Supernova is broken down into three distinct acts, starting with the pure ambiguity of the situation and plot reflecting exactly how emotionally charged the film is. There is a clear unknown regarding the couple’s future, and entering the second act – when they arrive at Sam’s sister’s house – they start to understand what they’re going through and how they’re not tackling it alone. The third act leaves them both with decisions to make, simultaneously together and independently – it’s simply stunning screenwriting from Harry MacQueen, who also excels at directing an intimate screen portrait of love and loss between two middle aged people.



Set against the breathtakingly beautiful backdrop of the Lake District, Supernova shows how despite both men having successful careers – Sam a highly celebrated concert pianist and Tusker a best selling author – and a healthy lifestyle, dementia can affect anyone. Sam and Tusker had their entire future taken away from them in a way that, devastatingly, so many viewers will be able to relate to. 

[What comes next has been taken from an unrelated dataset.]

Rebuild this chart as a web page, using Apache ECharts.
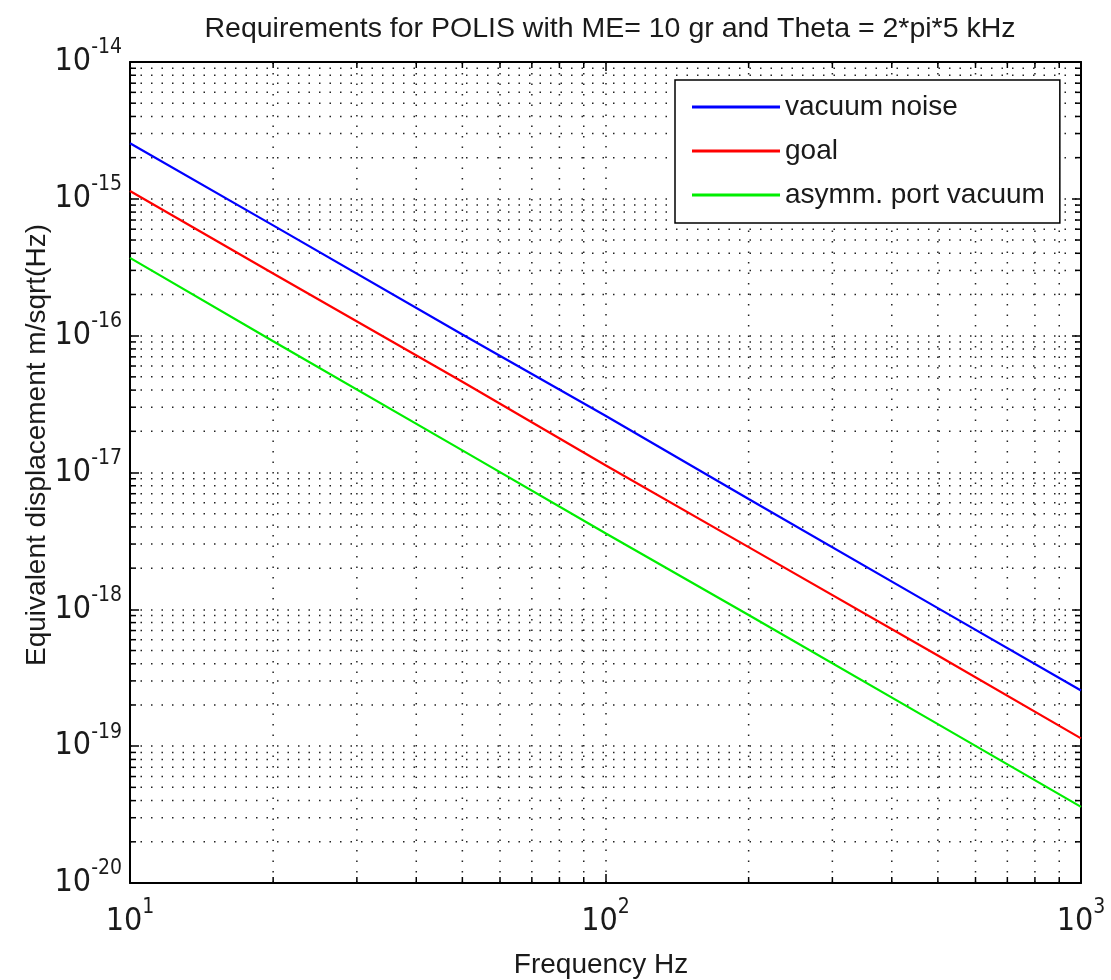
<!DOCTYPE html>
<html>
<head>
<meta charset="utf-8">
<script src="https://cdn.jsdelivr.net/npm/echarts@6/dist/echarts.min.js"></script>
<style>
html,body{margin:0;padding:0;background:#fff;}
#chart{width:1111px;height:980px;}
</style>
</head>
<body>
<div id="chart"></div>
<script>
// ---- data ----
const titleText = 'Requirements for POLIS with ME= 10 gr and Theta = 2*pi*5 kHz';
const xName = 'Frequency Hz';
const yName = 'Equivalent displacement m/sqrt(Hz)';
const seriesNames = ['vacuum noise', 'goal', 'asymm. port vacuum'];
const seriesColors = ['#0000ff', '#ff0000', '#00ee00'];
const freq = [10, 20, 50, 100, 200, 500, 1000];
const vacuumNoise = [2.55e-15, 6.4e-16, 1.02e-16, 2.6e-17, 6.4e-18, 1.02e-18, 2.55e-19];
const goal = [1.14e-15, 2.85e-16, 4.6e-17, 1.13e-17, 2.85e-18, 4.6e-19, 1.14e-19];
const asymmPort = [3.7e-16, 9.1e-17, 1.45e-17, 3.6e-18, 9.1e-19, 1.45e-19, 3.6e-20];
const xRange = [10, 1000];
const yRange = [1e-20, 1e-14];
const xDecades = [10, 100];
const yDecades = [1e-20, 1e-19, 1e-18, 1e-17, 1e-16, 1e-15];
const minorMultipliers = [2, 3, 4, 5, 6, 7, 8, 9];

const xMinor = [];
xDecades.forEach(d => minorMultipliers.forEach(m => xMinor.push(d * m)));
const yMinor = [];
yDecades.forEach(d => minorMultipliers.forEach(m => yMinor.push(d * m)));

const tickFont = "'Liberation Sans Narrow', 'DejaVu Sans Condensed', 'Liberation Sans', Arial, sans-serif";
const textFont = "'Liberation Sans', Arial, sans-serif";
const dotDash = [1.5, 9];
const dotColor = '#222';

function expLabel(v) {
  const e = Math.round(Math.log10(v));
  return '{b|10}{s|' + e + '}';
}
const richLabel = {
  b: { fontSize: 32, lineHeight: 49, verticalAlign: 'middle', fontFamily: tickFont, color: '#1a1a1a' },
  s: { fontSize: 21, lineHeight: 21, verticalAlign: 'top', fontFamily: tickFont, color: '#1a1a1a' }
};

const chart = echarts.init(document.getElementById('chart'), null, { renderer: 'canvas' });

const axisLineStyle = { show: true, lineStyle: { color: '#000', width: 2 } };

function minorRender(isVertical) {
  return function (params, api) {
    const v = api.value(isVertical ? 0 : 1);
    let a, b;
    if (isVertical) {
      a = api.coord([v, yRange[0]]);
      b = api.coord([v, yRange[1]]);
      return {
        type: 'group',
        children: [
          { type: 'line', shape: { x1: a[0], y1: a[1], x2: b[0], y2: b[1] },
            style: { stroke: dotColor, lineWidth: 1.5, lineDash: dotDash } },
          { type: 'line', shape: { x1: a[0], y1: a[1], x2: a[0], y2: a[1] - 6 },
            style: { stroke: '#000', lineWidth: 1.5 } },
          { type: 'line', shape: { x1: b[0], y1: b[1], x2: b[0], y2: b[1] + 6 },
            style: { stroke: '#000', lineWidth: 1.5 } }
        ]
      };
    } else {
      a = api.coord([xRange[0], v]);
      b = api.coord([xRange[1], v]);
      return {
        type: 'group',
        children: [
          { type: 'line', shape: { x1: a[0], y1: a[1], x2: b[0], y2: b[1] },
            style: { stroke: dotColor, lineWidth: 1.5, lineDash: dotDash } },
          { type: 'line', shape: { x1: a[0], y1: a[1], x2: a[0] + 6, y2: a[1] },
            style: { stroke: '#000', lineWidth: 1.5 } },
          { type: 'line', shape: { x1: b[0], y1: b[1], x2: b[0] - 6, y2: b[1] },
            style: { stroke: '#000', lineWidth: 1.5 } }
        ]
      };
    }
  };
}

const lineData = [vacuumNoise, goal, asymmPort];

const option = {
  backgroundColor: '#fff',
  animation: false,
  title: {
    text: titleText,
    left: 605,
    top: 10,
    textAlign: 'center',
    textStyle: { fontSize: 28.5, fontWeight: 'normal', color: '#1a1a1a', fontFamily: textFont }
  },
  legend: {
    orient: 'vertical',
    left: 675,
    top: 80,
    icon: 'rect',
    itemWidth: 88,
    itemHeight: 3,
    itemGap: 16,
    itemTextGap: 8,
    padding: [13, 15, 14, 17],
    backgroundColor: '#fff',
    borderColor: '#000',
    borderWidth: 1.5,
    borderRadius: 0,
    data: seriesNames,
    textStyle: { fontSize: 28, lineHeight: 28, color: '#1a1a1a', fontFamily: textFont }
  },
  grid: { left: 130, right: 30, top: 62, bottom: 97, containLabel: false },
  xAxis: [
    {
      type: 'log', logBase: 10, min: xRange[0], max: xRange[1], position: 'bottom',
      axisLine: axisLineStyle,
      axisTick: { show: true, inside: true, length: 9, lineStyle: { color: '#000', width: 1.5 } },
      axisLabel: { formatter: expLabel, rich: richLabel, margin: 14, showMinLabel: true, showMaxLabel: true },
      splitLine: { show: true, lineStyle: { color: dotColor, width: 1.5, type: dotDash } },
      minorTick: { show: false }
    },
    {
      type: 'log', logBase: 10, min: xRange[0], max: xRange[1], position: 'top',
      axisLine: axisLineStyle,
      axisTick: { show: true, inside: true, length: 9, lineStyle: { color: '#000', width: 1.5 } },
      axisLabel: { show: false },
      splitLine: { show: false }
    }
  ],
  yAxis: [
    {
      type: 'log', logBase: 10, min: yRange[0], max: yRange[1], position: 'left',
      axisLine: axisLineStyle,
      axisTick: { show: true, inside: true, length: 9, lineStyle: { color: '#000', width: 1.5 } },
      axisLabel: { formatter: expLabel, rich: richLabel, margin: 8, showMinLabel: true, showMaxLabel: true },
      splitLine: { show: true, lineStyle: { color: dotColor, width: 1.5, type: dotDash } }
    },
    {
      type: 'log', logBase: 10, min: yRange[0], max: yRange[1], position: 'right',
      axisLine: axisLineStyle,
      axisTick: { show: true, inside: true, length: 9, lineStyle: { color: '#000', width: 1.5 } },
      axisLabel: { show: false },
      splitLine: { show: false }
    }
  ],
  graphic: [
    {
      type: 'text', x: 601, y: 965,
      style: { text: xName, font: '28px ' + textFont, fill: '#1a1a1a', textAlign: 'center', textVerticalAlign: 'middle' }
    },
    {
      type: 'text', x: 37, y: 445, rotation: Math.PI / 2,
      style: { text: yName, font: '28px ' + textFont, fill: '#1a1a1a', textAlign: 'center', textVerticalAlign: 'middle' }
    }
  ],
  series: [
    {
      type: 'custom', name: 'xminor', xAxisIndex: 0, yAxisIndex: 0, silent: true, z: 1,
      renderItem: minorRender(true),
      data: xMinor.map(v => [v, yRange[0]])
    },
    {
      type: 'custom', name: 'yminor', xAxisIndex: 0, yAxisIndex: 0, silent: true, z: 1,
      renderItem: minorRender(false),
      data: yMinor.map(v => [xRange[0], v])
    }
  ].concat(seriesNames.map((n, i) => ({
    type: 'line', name: n, xAxisIndex: 0, yAxisIndex: 0, z: 5,
    symbol: 'none', showSymbol: false,
    color: seriesColors[i],
    lineStyle: { color: seriesColors[i], width: 2.2 },
    data: freq.map((f, k) => [f, lineData[i][k]])
  })))
};

chart.setOption(option);
</script>
</body>
</html>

There are many beautifully comedic moments from both lead performances throughout the film that reflect the personality of the two main characters; the film’s witty, charming dialogue aiding the layered performances from both Firth and Tucci who show an immense on-screen chemistry from the opening to the closing shots. Giving a career best performance, Tucci’s ability to showcase the ever growing struggle from the point of view of someone who is still in the position of knowing exactly what is happening to them is inspired; subtle yet brutally honest. 

Supernova’s long takes and autumnal colour palette make for a cosy and warming film; one that is superbly written, directed and performed, all the while reminding each of us that sometimes having a companion is the most important thing in the world.